The Making of Starship Titanic







>Many of us fondly remember the Hitchhiker's Guide to the Galaxy game put out by Infocom in '85. The new title, Starship Titanic, is more complex, and not just for being more up-to-date: the material is fresh. How do you compare the experience of putting together a (comparatively) low-tech game based on your novels with that of doing a high-tech game based on Zark knows what?

Doing an Infocom-type game was essentially a one-person job. In the case of HHGG it was two people - Steve Meretzky and me. Over three dozen people have been involved with the making of Starship Titanic over the course of two years. It's a completely different scale of complexity.

 

>How were you involved in the production of the art for Starship Titanic?

I was pretty much immersed in it for two years - which is much more than I intended. I outlined the general shape, scope and intent of the game partly by myself and partly with my old friend and occasional collaborator Michael Bywater. Then I did a fairly detailed script (which I must go and have a look at again now that we've finished the game, just to see if it still bears any relation to it at all). Then I worked with the art directors Oscar Chichoni and Isabel Molina to arrive at an overall aesthetic. They were really remarkable - it was just a question of letting them loose, really. Every time I suggested an idea to them they came back with something much grander and more extraordinary. Then I worked through and refined all the puzzle ideas with the programmers, and... well, by and large I was pretty involved with nearly all aspects of the production, except of course for actual C++ programming, which was way out of my league. Then of course, there was the dialog. This turned into a gigantic task, with a final total of sixteen hours of recorded dialog, comprising over 10,000 repsonses. A team of three of us handled this - me, Neil Richards and Michael Bywater. I also wrote a few small pieces of music (most of which was done - magnificently - by Wix), including Boppy's music in the music room puzzle.

 

>Why all the (malfunctioning) robots? Is there some message there about our continued development away from human contact into a sterile, sci-fi, "don't touch me with human flesh" kind of society?

Because in the context of a computer game you can either do malfunctioning robots pretty realistically, or you can do actual people very unrealistically. It's not a tough call.

 

>Were you flattered or annoyed when you heard that Hollywood was putting out a pricey extravaganza with a hauntingly similar title?

I thought it was a bit rich to be honest. I think they're trying to ride our wave a little.

 

>With Starship Titanic, we again see a clueless human cast headlong into a larger universe with no warning, only to find that it's just as out-of-whack as our world, if not more so. All the technology doesn't help solve people's problems; it only changes their coping techniques.

Do you have more or less faith in our own burgeoning technology?

I don't think that technology gives a better world, but it gives us a more interesting one.

 

>A warped cyber-intelligence appears in Starship Titanic, and the Hitchhikers trilogy (ahem) had Marvin the paranoid android.
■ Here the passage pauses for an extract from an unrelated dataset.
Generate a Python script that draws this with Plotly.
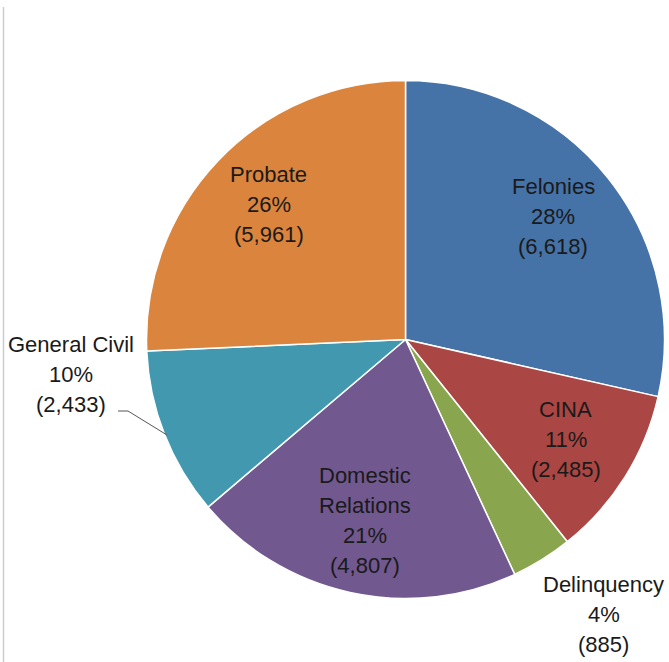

Why does defective/depressed technology keep appearing in your work?

I think I tend to be a humorous writer in the old sense of the word. If you remember, we used to believe that people's personalities were formed by certain bodily fluids or 'humours', and they might be sanguine or phlegmatic or bilious depending on which humour was dominant. If you make a character a robot instead of a person you can play with the idea of obsessed personalities very easily.

 

>Could you tell us about your involvement in Starship Titanic (how the idea came about & how you collaborated in its production), and whether you found it a difficult project...?

The idea first came to me many years ago and became just a paragraph or two in Life, The Universe and Everything. A number of people (including my agent!) said I should write it as a novel, but for some reason I wasn't keen. I think the reason, in retrospect, was that it was primarily about a thing - a ship - rather than about people and therefore didn't really lend itself to a novel. Many years later, when I was casting about for the right idea for a CD-ROM project it came back to me, and suddenly it seemed like the perfect vehicle, so to speak. In a CD-ROM adventure the environment is the first thing and you gradually populate it.

The project has taken two years and has involved dozens of people - programmers, designers, 3D artists, musicians, actors, other writers, and I've been involved in nearly every aspect of the production (other than actually coding in C++). It's been a huge task, and as far as I'm concerned it's been a great and very stimulating change to be leader of a collaborative team rather than just a lonely typist. You need that kind of change from time to time.

 

>Terry Jones must have seemed a natural choice when casting Starship Titanic's manic parrot, but how did you first get in touch with him?

Have you worked together in the past?

I've known him well for 20 years, and we've frequently talked of working together, but have never really done so before.